** Begin GIVEN DATA **
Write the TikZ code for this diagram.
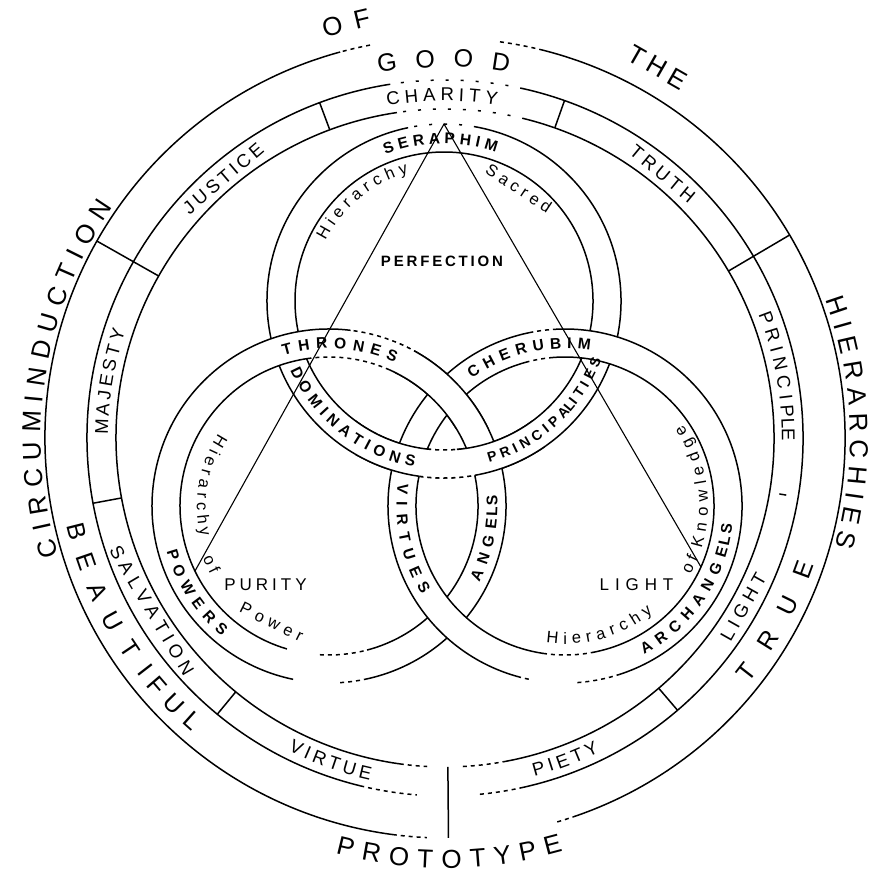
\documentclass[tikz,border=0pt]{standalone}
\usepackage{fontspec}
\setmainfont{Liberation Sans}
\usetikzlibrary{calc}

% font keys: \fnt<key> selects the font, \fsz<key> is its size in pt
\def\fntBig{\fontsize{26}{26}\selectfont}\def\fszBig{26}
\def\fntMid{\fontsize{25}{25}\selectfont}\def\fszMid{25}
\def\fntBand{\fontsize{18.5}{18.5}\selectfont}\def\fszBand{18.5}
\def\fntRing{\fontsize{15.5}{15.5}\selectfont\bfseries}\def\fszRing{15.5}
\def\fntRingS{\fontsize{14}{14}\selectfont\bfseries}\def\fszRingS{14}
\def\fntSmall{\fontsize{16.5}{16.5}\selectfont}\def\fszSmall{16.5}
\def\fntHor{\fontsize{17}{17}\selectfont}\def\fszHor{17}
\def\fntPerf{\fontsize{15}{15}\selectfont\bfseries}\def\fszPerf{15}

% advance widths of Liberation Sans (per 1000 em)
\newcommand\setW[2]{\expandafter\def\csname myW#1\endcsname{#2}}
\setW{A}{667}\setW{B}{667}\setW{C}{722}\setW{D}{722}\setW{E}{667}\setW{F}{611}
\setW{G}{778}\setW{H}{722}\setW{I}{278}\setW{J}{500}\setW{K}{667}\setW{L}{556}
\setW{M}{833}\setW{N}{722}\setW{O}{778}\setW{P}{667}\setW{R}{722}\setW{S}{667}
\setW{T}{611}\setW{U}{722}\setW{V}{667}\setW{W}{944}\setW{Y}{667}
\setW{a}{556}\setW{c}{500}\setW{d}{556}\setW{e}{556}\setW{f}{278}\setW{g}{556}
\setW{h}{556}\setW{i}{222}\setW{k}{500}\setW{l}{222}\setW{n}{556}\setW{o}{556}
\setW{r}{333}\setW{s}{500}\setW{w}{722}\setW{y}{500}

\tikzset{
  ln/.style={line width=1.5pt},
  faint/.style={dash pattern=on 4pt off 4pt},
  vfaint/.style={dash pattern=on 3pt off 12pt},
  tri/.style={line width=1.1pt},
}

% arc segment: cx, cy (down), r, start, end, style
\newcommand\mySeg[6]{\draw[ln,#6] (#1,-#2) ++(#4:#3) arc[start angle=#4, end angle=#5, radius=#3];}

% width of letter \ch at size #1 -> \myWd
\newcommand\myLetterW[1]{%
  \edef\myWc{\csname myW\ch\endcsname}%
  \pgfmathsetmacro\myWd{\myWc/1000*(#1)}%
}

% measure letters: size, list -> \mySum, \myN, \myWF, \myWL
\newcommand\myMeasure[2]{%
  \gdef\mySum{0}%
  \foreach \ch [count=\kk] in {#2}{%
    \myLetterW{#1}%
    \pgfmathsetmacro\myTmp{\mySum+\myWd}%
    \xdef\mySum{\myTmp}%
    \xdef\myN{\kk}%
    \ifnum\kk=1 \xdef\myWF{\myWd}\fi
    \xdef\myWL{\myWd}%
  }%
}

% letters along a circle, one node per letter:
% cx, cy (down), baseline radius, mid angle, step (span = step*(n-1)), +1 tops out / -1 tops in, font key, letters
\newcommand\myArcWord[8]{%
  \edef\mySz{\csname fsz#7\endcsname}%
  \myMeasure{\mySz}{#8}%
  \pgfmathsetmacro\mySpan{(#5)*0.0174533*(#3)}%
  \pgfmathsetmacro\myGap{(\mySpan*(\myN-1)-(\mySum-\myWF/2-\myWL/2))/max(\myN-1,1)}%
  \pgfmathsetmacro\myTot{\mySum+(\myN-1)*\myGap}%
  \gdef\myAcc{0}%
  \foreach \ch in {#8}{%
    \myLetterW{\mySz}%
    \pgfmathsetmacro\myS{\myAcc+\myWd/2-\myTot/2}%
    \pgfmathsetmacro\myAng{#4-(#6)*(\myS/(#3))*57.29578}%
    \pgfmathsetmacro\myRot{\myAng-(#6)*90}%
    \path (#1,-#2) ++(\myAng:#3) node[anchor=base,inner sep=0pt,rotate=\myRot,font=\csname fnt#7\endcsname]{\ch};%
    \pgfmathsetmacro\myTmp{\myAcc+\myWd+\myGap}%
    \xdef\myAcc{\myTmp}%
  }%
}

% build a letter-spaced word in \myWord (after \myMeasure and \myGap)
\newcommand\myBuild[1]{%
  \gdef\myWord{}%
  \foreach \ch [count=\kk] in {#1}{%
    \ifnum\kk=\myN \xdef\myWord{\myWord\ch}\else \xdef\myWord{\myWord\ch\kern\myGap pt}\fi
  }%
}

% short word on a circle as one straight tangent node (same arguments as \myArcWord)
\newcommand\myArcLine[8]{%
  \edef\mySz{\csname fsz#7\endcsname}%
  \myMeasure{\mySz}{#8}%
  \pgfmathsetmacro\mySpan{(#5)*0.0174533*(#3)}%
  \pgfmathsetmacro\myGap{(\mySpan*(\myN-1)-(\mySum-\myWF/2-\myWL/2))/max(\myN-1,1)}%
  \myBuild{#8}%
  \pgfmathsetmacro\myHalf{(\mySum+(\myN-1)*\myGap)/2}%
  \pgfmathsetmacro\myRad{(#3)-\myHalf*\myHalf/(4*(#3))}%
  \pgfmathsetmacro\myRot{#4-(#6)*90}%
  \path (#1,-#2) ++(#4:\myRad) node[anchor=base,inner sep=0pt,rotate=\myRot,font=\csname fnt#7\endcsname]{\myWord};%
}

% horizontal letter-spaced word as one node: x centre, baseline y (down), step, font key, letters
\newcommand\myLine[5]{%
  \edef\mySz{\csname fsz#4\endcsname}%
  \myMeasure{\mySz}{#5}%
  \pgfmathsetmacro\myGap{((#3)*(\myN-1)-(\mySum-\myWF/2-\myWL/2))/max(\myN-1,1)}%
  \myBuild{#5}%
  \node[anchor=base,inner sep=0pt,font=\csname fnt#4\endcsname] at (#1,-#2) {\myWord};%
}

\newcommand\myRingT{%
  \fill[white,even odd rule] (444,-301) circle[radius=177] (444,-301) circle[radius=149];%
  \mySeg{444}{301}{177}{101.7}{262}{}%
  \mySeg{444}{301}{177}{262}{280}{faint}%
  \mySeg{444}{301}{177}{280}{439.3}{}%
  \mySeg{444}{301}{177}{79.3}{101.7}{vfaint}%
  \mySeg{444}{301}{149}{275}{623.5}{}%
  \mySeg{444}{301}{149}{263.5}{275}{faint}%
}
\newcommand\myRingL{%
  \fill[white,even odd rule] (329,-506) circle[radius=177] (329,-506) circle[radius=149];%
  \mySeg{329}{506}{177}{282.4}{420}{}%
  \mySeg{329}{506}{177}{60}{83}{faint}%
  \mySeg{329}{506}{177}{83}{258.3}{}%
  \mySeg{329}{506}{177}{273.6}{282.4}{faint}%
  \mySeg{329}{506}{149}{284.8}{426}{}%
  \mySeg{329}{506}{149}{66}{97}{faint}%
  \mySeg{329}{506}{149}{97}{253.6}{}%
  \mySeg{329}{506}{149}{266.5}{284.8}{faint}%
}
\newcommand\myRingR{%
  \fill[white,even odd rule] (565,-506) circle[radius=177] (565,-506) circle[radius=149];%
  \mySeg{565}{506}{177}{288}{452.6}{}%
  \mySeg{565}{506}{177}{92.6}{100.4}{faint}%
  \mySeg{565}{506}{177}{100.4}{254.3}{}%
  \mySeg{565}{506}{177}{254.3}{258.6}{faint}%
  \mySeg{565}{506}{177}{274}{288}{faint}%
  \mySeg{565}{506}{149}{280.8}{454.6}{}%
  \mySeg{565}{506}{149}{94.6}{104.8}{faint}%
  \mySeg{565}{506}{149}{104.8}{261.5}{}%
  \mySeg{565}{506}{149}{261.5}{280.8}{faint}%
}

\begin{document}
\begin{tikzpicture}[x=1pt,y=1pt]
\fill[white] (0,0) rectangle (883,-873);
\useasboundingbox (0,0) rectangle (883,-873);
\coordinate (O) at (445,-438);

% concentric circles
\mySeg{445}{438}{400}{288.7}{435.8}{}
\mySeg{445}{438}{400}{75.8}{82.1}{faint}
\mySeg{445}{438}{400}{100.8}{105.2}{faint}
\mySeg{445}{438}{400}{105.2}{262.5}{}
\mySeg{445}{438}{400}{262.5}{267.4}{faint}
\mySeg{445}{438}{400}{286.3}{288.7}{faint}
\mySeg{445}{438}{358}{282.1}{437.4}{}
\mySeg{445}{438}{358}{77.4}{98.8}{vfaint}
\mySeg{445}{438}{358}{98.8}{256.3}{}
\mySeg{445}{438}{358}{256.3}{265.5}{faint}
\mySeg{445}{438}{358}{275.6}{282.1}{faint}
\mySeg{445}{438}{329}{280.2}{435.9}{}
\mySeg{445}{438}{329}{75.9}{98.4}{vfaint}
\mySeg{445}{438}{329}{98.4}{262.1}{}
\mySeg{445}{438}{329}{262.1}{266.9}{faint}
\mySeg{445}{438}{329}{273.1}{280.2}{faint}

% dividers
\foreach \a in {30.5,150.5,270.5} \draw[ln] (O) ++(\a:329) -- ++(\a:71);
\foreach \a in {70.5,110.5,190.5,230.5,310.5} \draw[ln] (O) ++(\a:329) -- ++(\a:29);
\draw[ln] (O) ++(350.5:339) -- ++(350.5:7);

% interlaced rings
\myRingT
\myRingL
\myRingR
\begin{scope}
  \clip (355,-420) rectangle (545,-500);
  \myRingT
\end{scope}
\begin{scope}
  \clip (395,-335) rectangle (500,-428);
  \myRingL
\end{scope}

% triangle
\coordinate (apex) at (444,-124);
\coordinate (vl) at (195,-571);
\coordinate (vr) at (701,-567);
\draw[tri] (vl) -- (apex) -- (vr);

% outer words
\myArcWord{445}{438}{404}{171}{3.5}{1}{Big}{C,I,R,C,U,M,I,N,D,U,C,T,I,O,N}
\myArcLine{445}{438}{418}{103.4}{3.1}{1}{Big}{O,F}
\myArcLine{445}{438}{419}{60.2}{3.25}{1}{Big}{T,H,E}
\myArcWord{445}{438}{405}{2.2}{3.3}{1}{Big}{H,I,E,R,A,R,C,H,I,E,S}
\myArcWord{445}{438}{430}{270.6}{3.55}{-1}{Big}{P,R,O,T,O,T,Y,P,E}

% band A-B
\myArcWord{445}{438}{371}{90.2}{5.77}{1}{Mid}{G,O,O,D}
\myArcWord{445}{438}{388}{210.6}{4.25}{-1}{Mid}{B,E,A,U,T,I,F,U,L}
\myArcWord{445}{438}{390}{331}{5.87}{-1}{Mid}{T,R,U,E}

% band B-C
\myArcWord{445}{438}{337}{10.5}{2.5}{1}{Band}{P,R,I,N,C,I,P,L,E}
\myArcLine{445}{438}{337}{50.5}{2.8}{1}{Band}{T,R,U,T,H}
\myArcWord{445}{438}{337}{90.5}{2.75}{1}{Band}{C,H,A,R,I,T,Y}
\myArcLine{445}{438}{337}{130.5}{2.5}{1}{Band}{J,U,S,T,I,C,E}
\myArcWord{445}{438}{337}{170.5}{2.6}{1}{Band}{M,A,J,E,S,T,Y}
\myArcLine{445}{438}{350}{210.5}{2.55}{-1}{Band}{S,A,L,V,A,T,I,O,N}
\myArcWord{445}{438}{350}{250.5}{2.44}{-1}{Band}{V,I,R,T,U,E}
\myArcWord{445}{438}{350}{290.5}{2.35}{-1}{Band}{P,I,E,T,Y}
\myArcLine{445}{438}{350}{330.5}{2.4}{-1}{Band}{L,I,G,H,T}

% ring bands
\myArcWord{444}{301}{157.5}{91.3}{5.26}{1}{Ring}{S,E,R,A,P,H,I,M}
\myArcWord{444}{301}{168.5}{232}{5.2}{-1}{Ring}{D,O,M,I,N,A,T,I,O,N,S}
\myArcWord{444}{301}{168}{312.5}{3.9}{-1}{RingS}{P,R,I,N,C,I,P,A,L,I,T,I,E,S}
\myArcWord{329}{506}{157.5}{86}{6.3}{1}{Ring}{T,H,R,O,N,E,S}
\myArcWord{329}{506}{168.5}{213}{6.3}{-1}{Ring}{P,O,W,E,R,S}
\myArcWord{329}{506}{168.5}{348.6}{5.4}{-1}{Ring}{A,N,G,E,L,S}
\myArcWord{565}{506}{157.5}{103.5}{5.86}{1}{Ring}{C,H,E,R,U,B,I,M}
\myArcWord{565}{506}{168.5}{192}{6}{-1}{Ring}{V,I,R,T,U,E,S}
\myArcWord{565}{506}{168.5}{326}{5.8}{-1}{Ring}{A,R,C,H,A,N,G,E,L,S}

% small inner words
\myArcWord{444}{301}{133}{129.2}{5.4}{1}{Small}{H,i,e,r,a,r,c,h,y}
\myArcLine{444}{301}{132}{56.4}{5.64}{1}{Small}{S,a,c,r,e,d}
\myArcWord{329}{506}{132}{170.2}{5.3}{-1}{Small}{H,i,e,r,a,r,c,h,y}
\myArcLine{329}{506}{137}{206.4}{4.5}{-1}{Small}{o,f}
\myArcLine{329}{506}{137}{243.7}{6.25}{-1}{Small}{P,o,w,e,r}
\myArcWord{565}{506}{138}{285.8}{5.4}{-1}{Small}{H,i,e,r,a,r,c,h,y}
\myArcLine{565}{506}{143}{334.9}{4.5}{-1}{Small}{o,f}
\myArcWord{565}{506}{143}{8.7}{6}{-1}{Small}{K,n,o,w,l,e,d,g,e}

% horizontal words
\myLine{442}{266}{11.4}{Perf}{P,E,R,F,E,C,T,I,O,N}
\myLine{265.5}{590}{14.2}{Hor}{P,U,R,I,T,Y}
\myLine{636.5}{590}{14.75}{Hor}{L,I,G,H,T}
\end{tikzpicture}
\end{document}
** End GIVEN DATA **
EXERCISE TASK:
Write down every line from the opening of the listing to the line with "(#1,-#2) ++(#4:#3) arc[start", both included, and nothing else; the pictures are omitted.

ANSWER TO THIS PROBLEM:
Write the TikZ code for this diagram.
\documentclass[tikz,border=0pt]{standalone}
\usepackage{fontspec}
\setmainfont{Liberation Sans}
\usetikzlibrary{calc}

% font keys: \fnt<key> selects the font, \fsz<key> is its size in pt
\def\fntBig{\fontsize{26}{26}\selectfont}\def\fszBig{26}
\def\fntMid{\fontsize{25}{25}\selectfont}\def\fszMid{25}
\def\fntBand{\fontsize{18.5}{18.5}\selectfont}\def\fszBand{18.5}
\def\fntRing{\fontsize{15.5}{15.5}\selectfont\bfseries}\def\fszRing{15.5}
\def\fntRingS{\fontsize{14}{14}\selectfont\bfseries}\def\fszRingS{14}
\def\fntSmall{\fontsize{16.5}{16.5}\selectfont}\def\fszSmall{16.5}
\def\fntHor{\fontsize{17}{17}\selectfont}\def\fszHor{17}
\def\fntPerf{\fontsize{15}{15}\selectfont\bfseries}\def\fszPerf{15}

% advance widths of Liberation Sans (per 1000 em)
\newcommand\setW[2]{\expandafter\def\csname myW#1\endcsname{#2}}
\setW{A}{667}\setW{B}{667}\setW{C}{722}\setW{D}{722}\setW{E}{667}\setW{F}{611}
\setW{G}{778}\setW{H}{722}\setW{I}{278}\setW{J}{500}\setW{K}{667}\setW{L}{556}
\setW{M}{833}\setW{N}{722}\setW{O}{778}\setW{P}{667}\setW{R}{722}\setW{S}{667}
\setW{T}{611}\setW{U}{722}\setW{V}{667}\setW{W}{944}\setW{Y}{667}
\setW{a}{556}\setW{c}{500}\setW{d}{556}\setW{e}{556}\setW{f}{278}\setW{g}{556}
\setW{h}{556}\setW{i}{222}\setW{k}{500}\setW{l}{222}\setW{n}{556}\setW{o}{556}
\setW{r}{333}\setW{s}{500}\setW{w}{722}\setW{y}{500}

\tikzset{
  ln/.style={line width=1.5pt},
  faint/.style={dash pattern=on 4pt off 4pt},
  vfaint/.style={dash pattern=on 3pt off 12pt},
  tri/.style={line width=1.1pt},
}

% arc segment: cx, cy (down), r, start, end, style
\newcommand\mySeg[6]{\draw[ln,#6] (#1,-#2) ++(#4:#3) arc[start angle=#4, end angle=#5, radius=#3];}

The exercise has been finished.